Material provided:
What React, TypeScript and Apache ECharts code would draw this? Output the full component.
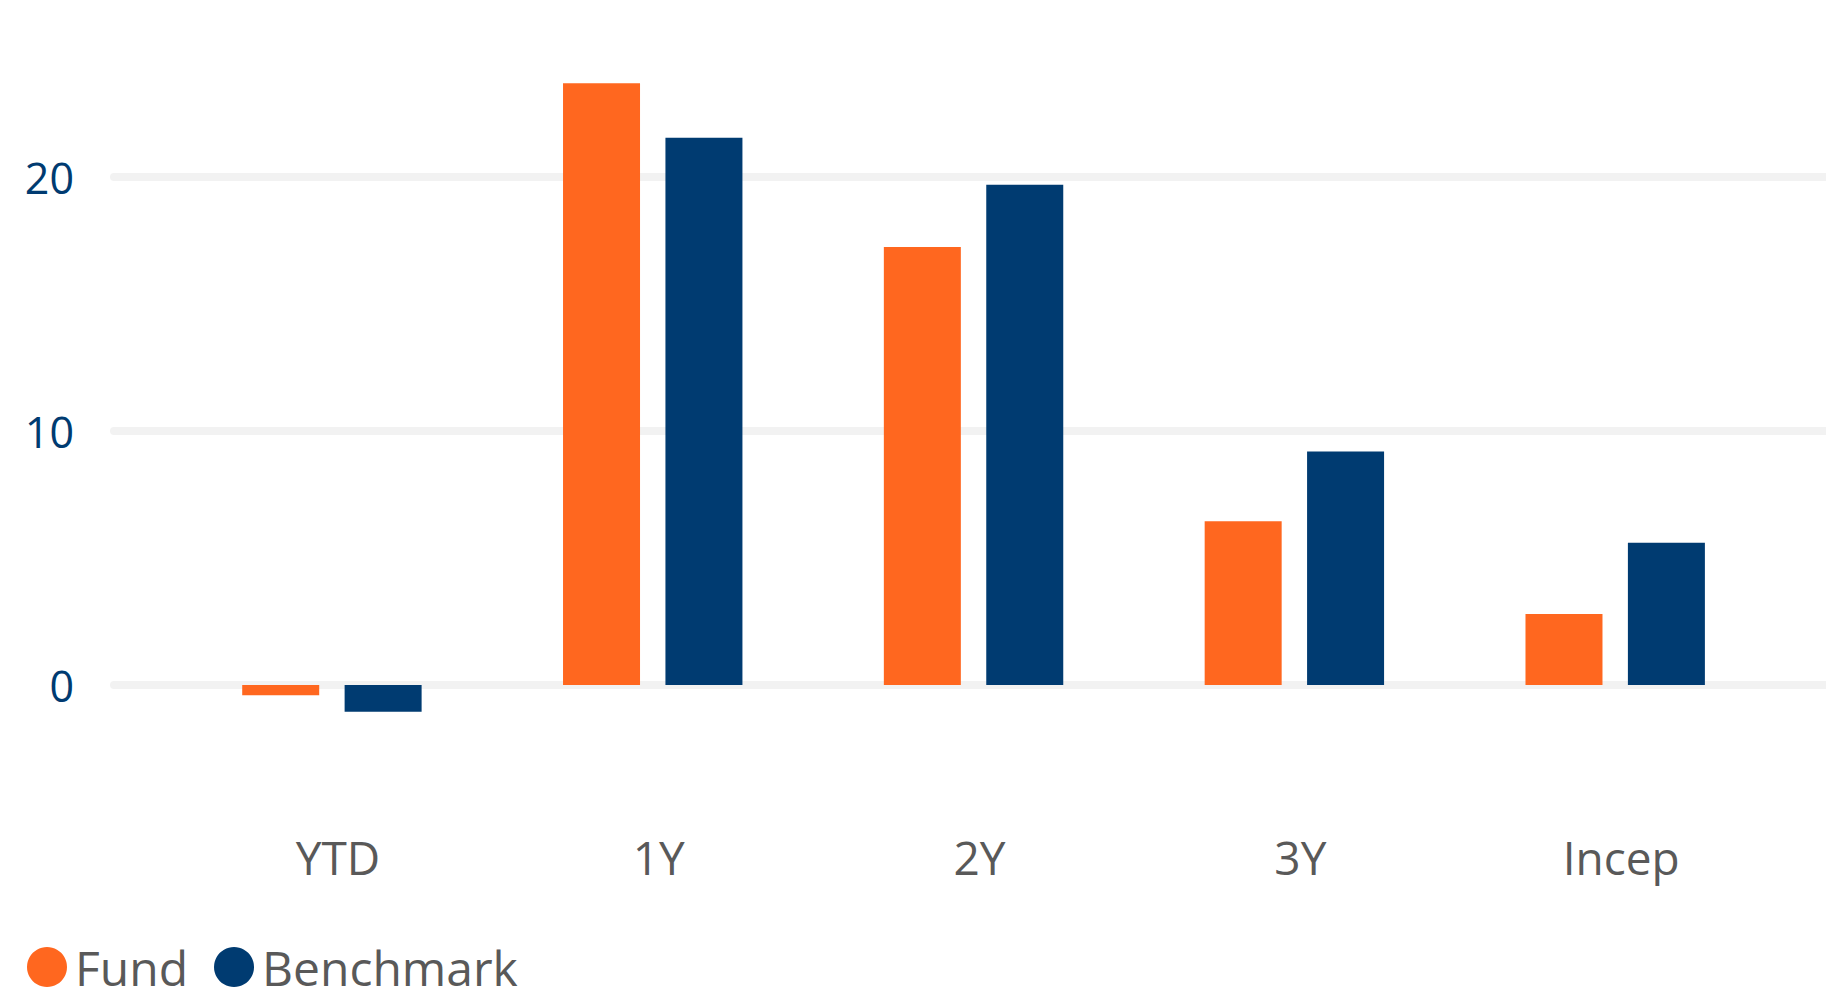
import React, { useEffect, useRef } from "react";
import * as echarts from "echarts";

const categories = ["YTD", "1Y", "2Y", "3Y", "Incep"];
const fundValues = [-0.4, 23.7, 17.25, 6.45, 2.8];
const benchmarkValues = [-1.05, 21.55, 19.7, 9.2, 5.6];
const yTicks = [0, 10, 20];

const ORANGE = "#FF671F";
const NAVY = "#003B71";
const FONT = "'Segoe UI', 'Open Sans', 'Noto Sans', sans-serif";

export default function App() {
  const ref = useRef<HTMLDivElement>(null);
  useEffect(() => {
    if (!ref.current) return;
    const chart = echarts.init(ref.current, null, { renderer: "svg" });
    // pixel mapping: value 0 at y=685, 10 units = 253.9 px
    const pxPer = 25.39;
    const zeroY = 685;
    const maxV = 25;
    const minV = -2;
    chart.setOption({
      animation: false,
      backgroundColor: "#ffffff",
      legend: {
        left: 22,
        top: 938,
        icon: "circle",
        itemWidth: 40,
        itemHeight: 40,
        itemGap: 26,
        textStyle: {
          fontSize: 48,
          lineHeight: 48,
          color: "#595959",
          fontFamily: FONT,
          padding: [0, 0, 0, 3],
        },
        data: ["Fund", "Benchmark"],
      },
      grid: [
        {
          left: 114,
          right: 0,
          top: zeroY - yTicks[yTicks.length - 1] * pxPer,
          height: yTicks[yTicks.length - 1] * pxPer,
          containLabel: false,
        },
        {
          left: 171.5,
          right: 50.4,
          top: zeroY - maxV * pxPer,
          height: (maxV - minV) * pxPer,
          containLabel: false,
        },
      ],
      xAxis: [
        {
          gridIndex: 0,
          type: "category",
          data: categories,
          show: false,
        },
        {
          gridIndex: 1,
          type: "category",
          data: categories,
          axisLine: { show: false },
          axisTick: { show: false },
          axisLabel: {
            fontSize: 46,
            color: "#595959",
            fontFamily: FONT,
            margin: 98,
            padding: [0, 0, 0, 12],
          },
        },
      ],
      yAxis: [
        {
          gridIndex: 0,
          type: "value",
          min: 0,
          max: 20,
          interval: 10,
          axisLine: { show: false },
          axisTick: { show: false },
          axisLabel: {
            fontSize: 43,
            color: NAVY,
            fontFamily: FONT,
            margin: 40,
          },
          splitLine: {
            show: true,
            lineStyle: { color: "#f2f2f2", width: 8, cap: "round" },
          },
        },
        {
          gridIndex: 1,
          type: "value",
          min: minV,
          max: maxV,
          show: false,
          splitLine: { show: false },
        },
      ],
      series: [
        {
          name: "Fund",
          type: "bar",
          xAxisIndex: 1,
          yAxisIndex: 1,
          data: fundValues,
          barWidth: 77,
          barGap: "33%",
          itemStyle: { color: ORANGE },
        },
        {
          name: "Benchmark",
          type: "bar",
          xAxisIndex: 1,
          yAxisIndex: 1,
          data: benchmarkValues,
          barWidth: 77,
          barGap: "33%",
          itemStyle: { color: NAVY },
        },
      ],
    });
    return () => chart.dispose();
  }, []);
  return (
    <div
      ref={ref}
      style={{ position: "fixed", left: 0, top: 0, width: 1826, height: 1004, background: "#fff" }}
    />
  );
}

Task: All the material shown above is to be copied exactly, with no pictures carried over.

Solution for this problem:
What React, TypeScript and Apache ECharts code would draw this? Output the full component.
import React, { useEffect, useRef } from "react";
import * as echarts from "echarts";

const categories = ["YTD", "1Y", "2Y", "3Y", "Incep"];
const fundValues = [-0.4, 23.7, 17.25, 6.45, 2.8];
const benchmarkValues = [-1.05, 21.55, 19.7, 9.2, 5.6];
const yTicks = [0, 10, 20];

const ORANGE = "#FF671F";
const NAVY = "#003B71";
const FONT = "'Segoe UI', 'Open Sans', 'Noto Sans', sans-serif";

export default function App() {
  const ref = useRef<HTMLDivElement>(null);
  useEffect(() => {
    if (!ref.current) return;
    const chart = echarts.init(ref.current, null, { renderer: "svg" });
    // pixel mapping: value 0 at y=685, 10 units = 253.9 px
    const pxPer = 25.39;
    const zeroY = 685;
    const maxV = 25;
    const minV = -2;
    chart.setOption({
      animation: false,
      backgroundColor: "#ffffff",
      legend: {
        left: 22,
        top: 938,
        icon: "circle",
        itemWidth: 40,
        itemHeight: 40,
        itemGap: 26,
        textStyle: {
          fontSize: 48,
          lineHeight: 48,
          color: "#595959",
          fontFamily: FONT,
          padding: [0, 0, 0, 3],
        },
        data: ["Fund", "Benchmark"],
      },
      grid: [
        {
          left: 114,
          right: 0,
          top: zeroY - yTicks[yTicks.length - 1] * pxPer,
          height: yTicks[yTicks.length - 1] * pxPer,
          containLabel: false,
        },
        {
          left: 171.5,
          right: 50.4,
          top: zeroY - maxV * pxPer,
          height: (maxV - minV) * pxPer,
          containLabel: false,
        },
      ],
      xAxis: [
        {
          gridIndex: 0,
          type: "category",
          data: categories,
          show: false,
        },
        {
          gridIndex: 1,
          type: "category",
          data: categories,
          axisLine: { show: false },
          axisTick: { show: false },
          axisLabel: {
            fontSize: 46,
            color: "#595959",
            fontFamily: FONT,
            margin: 98,
            padding: [0, 0, 0, 12],
          },
        },
      ],
      yAxis: [
        {
          gridIndex: 0,
          type: "value",
          min: 0,
          max: 20,
          interval: 10,
          axisLine: { show: false },
          axisTick: { show: false },
          axisLabel: {
            fontSize: 43,
            color: NAVY,
            fontFamily: FONT,
            margin: 40,
          },
          splitLine: {
            show: true,
            lineStyle: { color: "#f2f2f2", width: 8, cap: "round" },
          },
        },
        {
          gridIndex: 1,
          type: "value",
          min: minV,
          max: maxV,
          show: false,
          splitLine: { show: false },
        },
      ],
      series: [
        {
          name: "Fund",
          type: "bar",
          xAxisIndex: 1,
          yAxisIndex: 1,
          data: fundValues,
          barWidth: 77,
          barGap: "33%",
          itemStyle: { color: ORANGE },
        },
        {
          name: "Benchmark",
          type: "bar",
          xAxisIndex: 1,
          yAxisIndex: 1,
          data: benchmarkValues,
          barWidth: 77,
          barGap: "33%",
          itemStyle: { color: NAVY },
        },
      ],
    });
    return () => chart.dispose();
  }, []);
  return (
    <div
      ref={ref}
      style={{ position: "fixed", left: 0, top: 0, width: 1826, height: 1004, background: "#fff" }}
    />
  );
}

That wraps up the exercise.